— BEGIN Source material —

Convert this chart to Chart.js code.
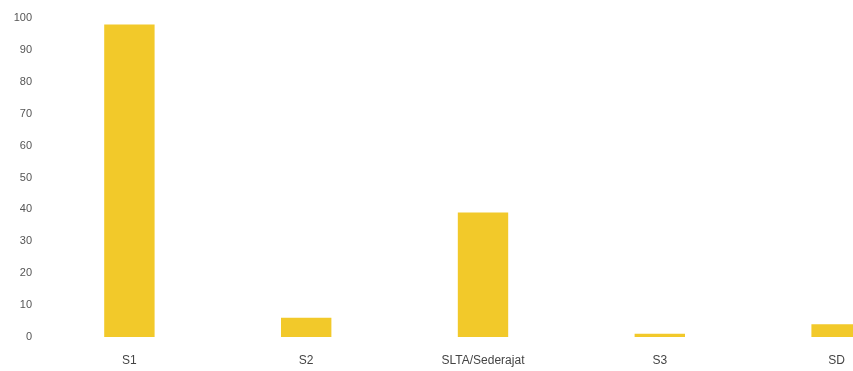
<!DOCTYPE html>
<html>
<head>
<meta charset="utf-8">
<script src="https://cdn.jsdelivr.net/npm/chart.js@4.4.0/dist/chart.umd.min.js"></script>
<style>
  html, body { margin: 0; padding: 0; background: #fff; overflow: hidden; }
  #wrap { position: absolute; left: 0; top: 0; width: 925px; height: 371px; }
</style>
</head>
<body>
<div id="wrap"><canvas id="grafik"></canvas></div>
<script>
const kategori = ['S1', 'S2', 'SLTA/Sederajat', 'S3', 'SD'];
const jumlah = [98, 6, 39, 1, 4];
const tickY = [0, 10, 20, 30, 40, 50, 60, 70, 80, 90, 100];

const grafik = document.getElementById('grafik');

new Chart(grafik, {
  type: 'bar',
  data: {
    labels: kategori,
    datasets: [{
      data: jumlah,
      backgroundColor: '#F2C92A',
      barPercentage: 0.57,
      categoryPercentage: 0.5
    }]
  },
  options: {
    responsive: true,
    maintainAspectRatio: false,
    animation: false,
    layout: { padding: { top: 18, left: 0, right: 0, bottom: 0 } },
    plugins: {
      legend: { display: false },
      tooltip: { enabled: false }
    },
    scales: {
      x: {
        grid: { display: false },
        border: { display: false },
        ticks: { color: '#444', font: { family: 'Arial', size: 12 }, padding: 8 },
        afterFit: function (s) { s.height = 34; }
      },
      y: {
        min: 0,
        max: 100,
        afterBuildTicks: function (s) { s.ticks = tickY.map(v => ({ value: v })); },
        grid: { display: false },
        border: { display: false },
        ticks: { color: '#555', font: { family: 'Arial', size: 11 }, padding: 1 },
        afterFit: function (s) { s.width = 41; }
      }
    }
  }
});
</script>
</body>
</html>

— END Source material —

## What is expected:
Without the pictures, copy the material exactly as given.

## Answer below:
Convert this chart to Chart.js code.
<!DOCTYPE html>
<html>
<head>
<meta charset="utf-8">
<script src="https://cdn.jsdelivr.net/npm/chart.js@4.4.0/dist/chart.umd.min.js"></script>
<style>
  html, body { margin: 0; padding: 0; background: #fff; overflow: hidden; }
  #wrap { position: absolute; left: 0; top: 0; width: 925px; height: 371px; }
</style>
</head>
<body>
<div id="wrap"><canvas id="grafik"></canvas></div>
<script>
const kategori = ['S1', 'S2', 'SLTA/Sederajat', 'S3', 'SD'];
const jumlah = [98, 6, 39, 1, 4];
const tickY = [0, 10, 20, 30, 40, 50, 60, 70, 80, 90, 100];

const grafik = document.getElementById('grafik');

new Chart(grafik, {
  type: 'bar',
  data: {
    labels: kategori,
    datasets: [{
      data: jumlah,
      backgroundColor: '#F2C92A',
      barPercentage: 0.57,
      categoryPercentage: 0.5
    }]
  },
  options: {
    responsive: true,
    maintainAspectRatio: false,
    animation: false,
    layout: { padding: { top: 18, left: 0, right: 0, bottom: 0 } },
    plugins: {
      legend: { display: false },
      tooltip: { enabled: false }
    },
    scales: {
      x: {
        grid: { display: false },
        border: { display: false },
        ticks: { color: '#444', font: { family: 'Arial', size: 12 }, padding: 8 },
        afterFit: function (s) { s.height = 34; }
      },
      y: {
        min: 0,
        max: 100,
        afterBuildTicks: function (s) { s.ticks = tickY.map(v => ({ value: v })); },
        grid: { display: false },
        border: { display: false },
        ticks: { color: '#555', font: { family: 'Arial', size: 11 }, padding: 1 },
        afterFit: function (s) { s.width = 41; }
      }
    }
  }
});
</script>
</body>
</html>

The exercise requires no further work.